* [TASK MATERIAL]

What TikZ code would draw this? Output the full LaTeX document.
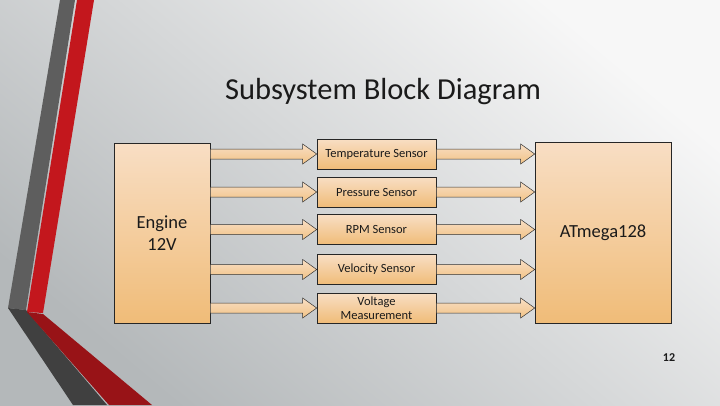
\documentclass[tikz,border=0pt]{standalone}
\usepackage{fontspec}
\setmainfont{Carlito}
\usetikzlibrary{calc}
\definecolor{bgtop}{HTML}{F7F7F7}
\definecolor{bgbot}{HTML}{B4B8BA}
\definecolor{graya}{HTML}{5E5E5E}
\definecolor{grayb}{HTML}{404040}
\definecolor{reda}{HTML}{C3171D}
\definecolor{redb}{HTML}{981317}
\definecolor{peachtop}{HTML}{F8DEC4}
\definecolor{peachbot}{HTML}{F0BC78}
\definecolor{txt}{HTML}{1A1A1A}
\newcommand\fatarrow[2]{%
  \draw[farrow] let \p1=(#1), \p2=(#2) in
    (\x1,\y1+5pt) -- (\x2-14pt,\y1+5pt) -- (\x2-14pt,\y1+10pt) -- (\x2,\y1)
    -- (\x2-14pt,\y1-10pt) -- (\x2-14pt,\y1-5pt) -- (\x1,\y1-5pt) -- cycle;}
\begin{document}
\begin{tikzpicture}[x=1pt,y=-1pt,
  box/.style={draw=black!85, line width=0.6pt, top color=peachtop, bottom color=peachbot,
    text=txt, align=center, inner sep=0pt, font=\fontsize{12.5}{14}\selectfont},
  sensor/.style={box, minimum width=119pt, minimum height=30pt},
  bigbox/.style={box, font=\fontsize{18.5}{21.5}\selectfont},
  farrow/.style={draw=black!80, line width=0.5pt, top color=peachtop, bottom color=peachbot!90!white}]
\useasboundingbox (0,0) rectangle (720,405);
\shade[top color=bgtop, bottom color=bgbot, shading angle=-40] (0,0) rectangle (720,405);
% decorative stripes
\fill[graya] (60,0) -- (75,0) -- (26,310) -- (8,308) -- cycle;
\fill[reda] (77,0) -- (94,0) -- (43,313) -- (27,312) -- cycle;
\fill[grayb] (8,308) -- (26,310) -- (107,405) -- (73,405) -- cycle;
\fill[redb] (27,312) -- (43,314) -- (152,405) -- (109,405) -- cycle;
% title
\node[text=txt, font=\fontsize{30.5}{34}\selectfont] (title) at (383,92) {Subsystem Block Diagram};
% blocks
\node[bigbox, minimum width=96pt, minimum height=180pt] (eng) at (162,233) {Engine\\12V};
\node[bigbox, minimum width=136pt, minimum height=181pt] (atm) at (603,232.5) {ATmega128};
\node[sensor] (temp) at (376.5,154) {Temperature Sensor};
\node[sensor] (pres) at (376.5,192) {Pressure Sensor};
\node[sensor] (rpm) at (376.5,229.5) {RPM Sensor};
\node[sensor] (vel) at (376.5,269.5) {Velocity Sensor};
\node[sensor] (volt) at (376.5,308) {Voltage\\Measurement};
% arrows
\foreach \s in {temp,pres,rpm,vel,volt}{
  \fatarrow{eng.east |- \s.west}{\s.west}
  \fatarrow{\s.east}{atm.west |- \s.east}
}
\node[text=txt, font=\bfseries\fontsize{12}{14}\selectfont] (num) at (669,358) {12};
\end{tikzpicture}
\end{document}
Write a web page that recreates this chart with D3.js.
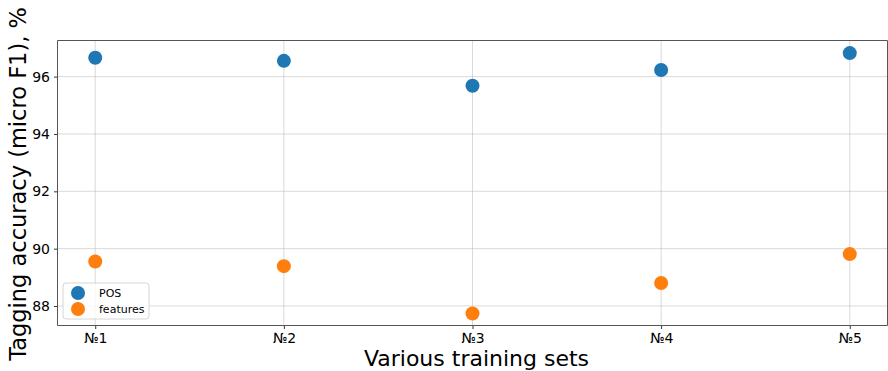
<!DOCTYPE html>
<html><head><meta charset="utf-8">
<script src="https://cdn.jsdelivr.net/npm/d3@7"></script>
<style>body{margin:0;background:#fff}svg{display:block;font-family:"DejaVu Sans",sans-serif}</style>
</head><body><svg id="c" width="888" height="371"></svg>
<script>
const categories = ["№1","№2","№3","№4","№5"];
const posValues = [96.66, 96.55, 95.68, 96.23, 96.82];
const featValues = [89.55, 89.39, 87.74, 88.80, 89.81];
const yTicks = [88, 90, 92, 94, 96];
const seriesNames = ["POS", "features"];
const colors = ["#1f77b4", "#ff7f0e"];

const svg = d3.select("#c");
const L = 57.5, R = 887.5, T = 40.5, B = 325.5;
const x = d3.scaleLinear().domain([-0.2, 4.2]).range([L, R]);
const y = d3.scaleLinear().domain([87.32, 97.26]).range([B, T]);

// grid
svg.append("g").selectAll("line").data(yTicks).join("line")
  .attr("x1", L).attr("x2", R).attr("y1", d => y(d)).attr("y2", d => y(d))
  .attr("stroke", "#b0b0b0").attr("stroke-opacity", 0.6).attr("stroke-width", 0.8);
svg.append("g").selectAll("line").data(categories).join("line")
  .attr("x1", (d, i) => x(i)).attr("x2", (d, i) => x(i)).attr("y1", T).attr("y2", B)
  .attr("stroke", "#b0b0b0").attr("stroke-opacity", 0.6).attr("stroke-width", 0.8);

// axes
const xAxis = d3.axisBottom(x).tickValues(d3.range(categories.length)).tickFormat(i => categories[i]).tickSize(3.5).tickPadding(4);
const yAxis = d3.axisLeft(y).tickValues(yTicks).tickFormat(d3.format("d")).tickSize(3.5).tickPadding(4);
const gx = svg.append("g").attr("transform", `translate(0,${B})`).call(xAxis);
const gy = svg.append("g").attr("transform", `translate(${L},0)`).call(yAxis);
[gx, gy].forEach(g => {
  g.select(".domain").remove();
  g.selectAll("text").attr("font-size", 14).attr("fill", "#000").attr("font-family", "DejaVu Sans");
  g.selectAll("line").attr("stroke", "#000").attr("stroke-width", 0.8);
});

// spines
svg.append("line").attr("x1", L).attr("x2", L).attr("y1", T).attr("y2", B).attr("stroke", "#555").attr("stroke-width", 1);
svg.append("line").attr("x1", L).attr("x2", R).attr("y1", T).attr("y2", T).attr("stroke", "#555").attr("stroke-width", 1);
svg.append("line").attr("x1", L).attr("x2", R).attr("y1", B).attr("y2", B).attr("stroke", "#555").attr("stroke-width", 1);
svg.append("line").attr("x1", R).attr("x2", R).attr("y1", T).attr("y2", B).attr("stroke", "#555").attr("stroke-width", 1);

// points
[posValues, featValues].forEach((vals, s) => {
  svg.append("g").selectAll("circle").data(vals).join("circle")
    .attr("cx", (d, i) => x(i)).attr("cy", d => y(d)).attr("r", 7)
    .attr("fill", colors[s]);
});

// labels
svg.append("text").attr("x", (L + R) / 2 + 4).attr("y", 366).attr("text-anchor", "middle")
  .attr("font-size", 22).attr("fill", "#000").text("Various training sets");
svg.append("text").attr("transform", `translate(26,184) rotate(-90)`).attr("text-anchor", "middle")
  .attr("font-size", 22.5).attr("fill", "#000").text("Tagging accuracy (micro F1), %");

// legend
const lg = svg.append("g").attr("transform", "translate(63,283)");
lg.append("rect").attr("width", 86).attr("height", 36).attr("rx", 3).attr("fill", "#fff").attr("fill-opacity", 0.8)
  .attr("stroke", "#ccc").attr("stroke-width", 0.8);
seriesNames.forEach((n, i) => {
  lg.append("circle").attr("cx", 15).attr("cy", 10 + i * 16).attr("r", 7).attr("fill", colors[i]);
  lg.append("text").attr("x", 36).attr("y", 14 + i * 16).attr("font-size", 11).attr("fill", "#000").text(n);
});
</script></body></html>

* [TASK TO COMPLETE]
Copy the records exactly as they appear, excluding images.

* [TASK RESULT]
What TikZ code would draw this? Output the full LaTeX document.
\documentclass[tikz,border=0pt]{standalone}
\usepackage{fontspec}
\setmainfont{Carlito}
\usetikzlibrary{calc}
\definecolor{bgtop}{HTML}{F7F7F7}
\definecolor{bgbot}{HTML}{B4B8BA}
\definecolor{graya}{HTML}{5E5E5E}
\definecolor{grayb}{HTML}{404040}
\definecolor{reda}{HTML}{C3171D}
\definecolor{redb}{HTML}{981317}
\definecolor{peachtop}{HTML}{F8DEC4}
\definecolor{peachbot}{HTML}{F0BC78}
\definecolor{txt}{HTML}{1A1A1A}
\newcommand\fatarrow[2]{%
  \draw[farrow] let \p1=(#1), \p2=(#2) in
    (\x1,\y1+5pt) -- (\x2-14pt,\y1+5pt) -- (\x2-14pt,\y1+10pt) -- (\x2,\y1)
    -- (\x2-14pt,\y1-10pt) -- (\x2-14pt,\y1-5pt) -- (\x1,\y1-5pt) -- cycle;}
\begin{document}
\begin{tikzpicture}[x=1pt,y=-1pt,
  box/.style={draw=black!85, line width=0.6pt, top color=peachtop, bottom color=peachbot,
    text=txt, align=center, inner sep=0pt, font=\fontsize{12.5}{14}\selectfont},
  sensor/.style={box, minimum width=119pt, minimum height=30pt},
  bigbox/.style={box, font=\fontsize{18.5}{21.5}\selectfont},
  farrow/.style={draw=black!80, line width=0.5pt, top color=peachtop, bottom color=peachbot!90!white}]
\useasboundingbox (0,0) rectangle (720,405);
\shade[top color=bgtop, bottom color=bgbot, shading angle=-40] (0,0) rectangle (720,405);
% decorative stripes
\fill[graya] (60,0) -- (75,0) -- (26,310) -- (8,308) -- cycle;
\fill[reda] (77,0) -- (94,0) -- (43,313) -- (27,312) -- cycle;
\fill[grayb] (8,308) -- (26,310) -- (107,405) -- (73,405) -- cycle;
\fill[redb] (27,312) -- (43,314) -- (152,405) -- (109,405) -- cycle;
% title
\node[text=txt, font=\fontsize{30.5}{34}\selectfont] (title) at (383,92) {Subsystem Block Diagram};
% blocks
\node[bigbox, minimum width=96pt, minimum height=180pt] (eng) at (162,233) {Engine\\12V};
\node[bigbox, minimum width=136pt, minimum height=181pt] (atm) at (603,232.5) {ATmega128};
\node[sensor] (temp) at (376.5,154) {Temperature Sensor};
\node[sensor] (pres) at (376.5,192) {Pressure Sensor};
\node[sensor] (rpm) at (376.5,229.5) {RPM Sensor};
\node[sensor] (vel) at (376.5,269.5) {Velocity Sensor};
\node[sensor] (volt) at (376.5,308) {Voltage\\Measurement};
% arrows
\foreach \s in {temp,pres,rpm,vel,volt}{
  \fatarrow{eng.east |- \s.west}{\s.west}
  \fatarrow{\s.east}{atm.west |- \s.east}
}
\node[text=txt, font=\bfseries\fontsize{12}{14}\selectfont] (num) at (669,358) {12};
\end{tikzpicture}
\end{document}
Write a web page that recreates this chart with D3.js.
<!DOCTYPE html>
<html><head><meta charset="utf-8">
<script src="https://cdn.jsdelivr.net/npm/d3@7"></script>
<style>body{margin:0;background:#fff}svg{display:block;font-family:"DejaVu Sans",sans-serif}</style>
</head><body><svg id="c" width="888" height="371"></svg>
<script>
const categories = ["№1","№2","№3","№4","№5"];
const posValues = [96.66, 96.55, 95.68, 96.23, 96.82];
const featValues = [89.55, 89.39, 87.74, 88.80, 89.81];
const yTicks = [88, 90, 92, 94, 96];
const seriesNames = ["POS", "features"];
const colors = ["#1f77b4", "#ff7f0e"];

const svg = d3.select("#c");
const L = 57.5, R = 887.5, T = 40.5, B = 325.5;
const x = d3.scaleLinear().domain([-0.2, 4.2]).range([L, R]);
const y = d3.scaleLinear().domain([87.32, 97.26]).range([B, T]);

// grid
svg.append("g").selectAll("line").data(yTicks).join("line")
  .attr("x1", L).attr("x2", R).attr("y1", d => y(d)).attr("y2", d => y(d))
  .attr("stroke", "#b0b0b0").attr("stroke-opacity", 0.6).attr("stroke-width", 0.8);
svg.append("g").selectAll("line").data(categories).join("line")
  .attr("x1", (d, i) => x(i)).attr("x2", (d, i) => x(i)).attr("y1", T).attr("y2", B)
  .attr("stroke", "#b0b0b0").attr("stroke-opacity", 0.6).attr("stroke-width", 0.8);

// axes
const xAxis = d3.axisBottom(x).tickValues(d3.range(categories.length)).tickFormat(i => categories[i]).tickSize(3.5).tickPadding(4);
const yAxis = d3.axisLeft(y).tickValues(yTicks).tickFormat(d3.format("d")).tickSize(3.5).tickPadding(4);
const gx = svg.append("g").attr("transform", `translate(0,${B})`).call(xAxis);
const gy = svg.append("g").attr("transform", `translate(${L},0)`).call(yAxis);
[gx, gy].forEach(g => {
  g.select(".domain").remove();
  g.selectAll("text").attr("font-size", 14).attr("fill", "#000").attr("font-family", "DejaVu Sans");
  g.selectAll("line").attr("stroke", "#000").attr("stroke-width", 0.8);
});

// spines
svg.append("line").attr("x1", L).attr("x2", L).attr("y1", T).attr("y2", B).attr("stroke", "#555").attr("stroke-width", 1);
svg.append("line").attr("x1", L).attr("x2", R).attr("y1", T).attr("y2", T).attr("stroke", "#555").attr("stroke-width", 1);
svg.append("line").attr("x1", L).attr("x2", R).attr("y1", B).attr("y2", B).attr("stroke", "#555").attr("stroke-width", 1);
svg.append("line").attr("x1", R).attr("x2", R).attr("y1", T).attr("y2", B).attr("stroke", "#555").attr("stroke-width", 1);

// points
[posValues, featValues].forEach((vals, s) => {
  svg.append("g").selectAll("circle").data(vals).join("circle")
    .attr("cx", (d, i) => x(i)).attr("cy", d => y(d)).attr("r", 7)
    .attr("fill", colors[s]);
});

// labels
svg.append("text").attr("x", (L + R) / 2 + 4).attr("y", 366).attr("text-anchor", "middle")
  .attr("font-size", 22).attr("fill", "#000").text("Various training sets");
svg.append("text").attr("transform", `translate(26,184) rotate(-90)`).attr("text-anchor", "middle")
  .attr("font-size", 22.5).attr("fill", "#000").text("Tagging accuracy (micro F1), %");

// legend
const lg = svg.append("g").attr("transform", "translate(63,283)");
lg.append("rect").attr("width", 86).attr("height", 36).attr("rx", 3).attr("fill", "#fff").attr("fill-opacity", 0.8)
  .attr("stroke", "#ccc").attr("stroke-width", 0.8);
seriesNames.forEach((n, i) => {
  lg.append("circle").attr("cx", 15).attr("cy", 10 + i * 16).attr("r", 7).attr("fill", colors[i]);
  lg.append("text").attr("x", 36).attr("y", 14 + i * 16).attr("font-size", 11).attr("fill", "#000").text(n);
});
</script></body></html>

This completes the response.